Who can we blame?  This particular question seems harsh at first, but consider more of the class assignments and the reason for them.  We have heard a few times that “if ‘team’ is assigned to a task, then no one will do it.”  The Work Breakdown Structure was completed for the purpose of knowing which team member would work on a task, and subsequently, who to follow-up with.  It would be inappropriate per the cartoon to blame one team member or other source for the entire success of a project, but it should not be taken lightly either the impact one member can have on the rest of the group.

Can you keep a secret?  Following the preceding question, the cartoon wants to suggest to keep any failures of the project a secret.  This question may have been better phrased as “do you want to keep a secret?”  The intent of the projects in class is to learn about project management through our successes and provide insight on what we can improve upon.  It is important to provide a focused summary of how the project was completed, so by omission there may be some “secrets” on the blog.  Overall, it is best to share with the class about what worked and what did not.

What do these questions mean to you?  Did you find a different way to relate them to our class assignments or activities?


2 thoughts on “Avoiding Headaches for Projects?

  1. I find this to be an interesting cartoon that holds a lot of truth when beginning projects.
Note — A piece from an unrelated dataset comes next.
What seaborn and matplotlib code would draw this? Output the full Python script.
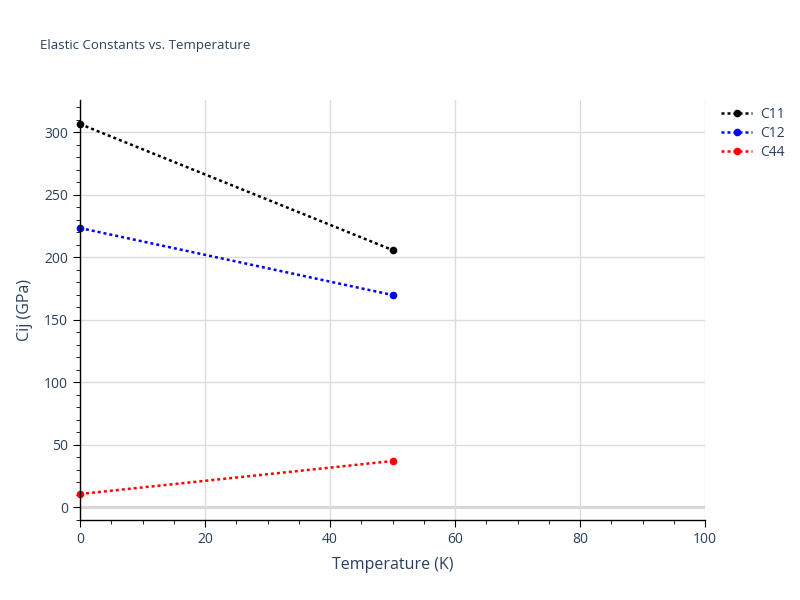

The first question, “Will it work?”, is perhaps the most important of the four questions. To combine what we’ve learned in our Finance class, companies should only take on projects with positive Net Present Values; the correlation I see here is that prior to starting a project, you must have a high level of confidence that the project is feasible and profitable. If that answer to this question isn’t a firm “yes”, than forget pursuing the project further. Given that any project comes with its risks, the second question should be answered with simple mitigation plans. Anything with highly complex fixes gives the indication that you shouldn’t do the project in the first place. I agree with your answer to the third question regarding responsibility and think that work breakdown structures ensure the proper allocation of tasks. I am not quite sure of what to make of the fourth question – perhaps the joke is that mistakes should be hidden. From my experience, mistakes tend to be the best way to learn and improve. Unfortunately, if you are really asking yourself this question, you have likely done a poor job effectively answering the first three.

  2. Thank you Dan, I agree on your comments on “will it work?” I sense a theme throughout our class lectures that the beginning of a project is so crucial to the success of the rest of the project. We would not pursue a project path that would only lead to a financial loss or known liability for stakeholders. It’s a reminder that there is a lot of power in those first planning sessions, and they set the tone for the rest of the project.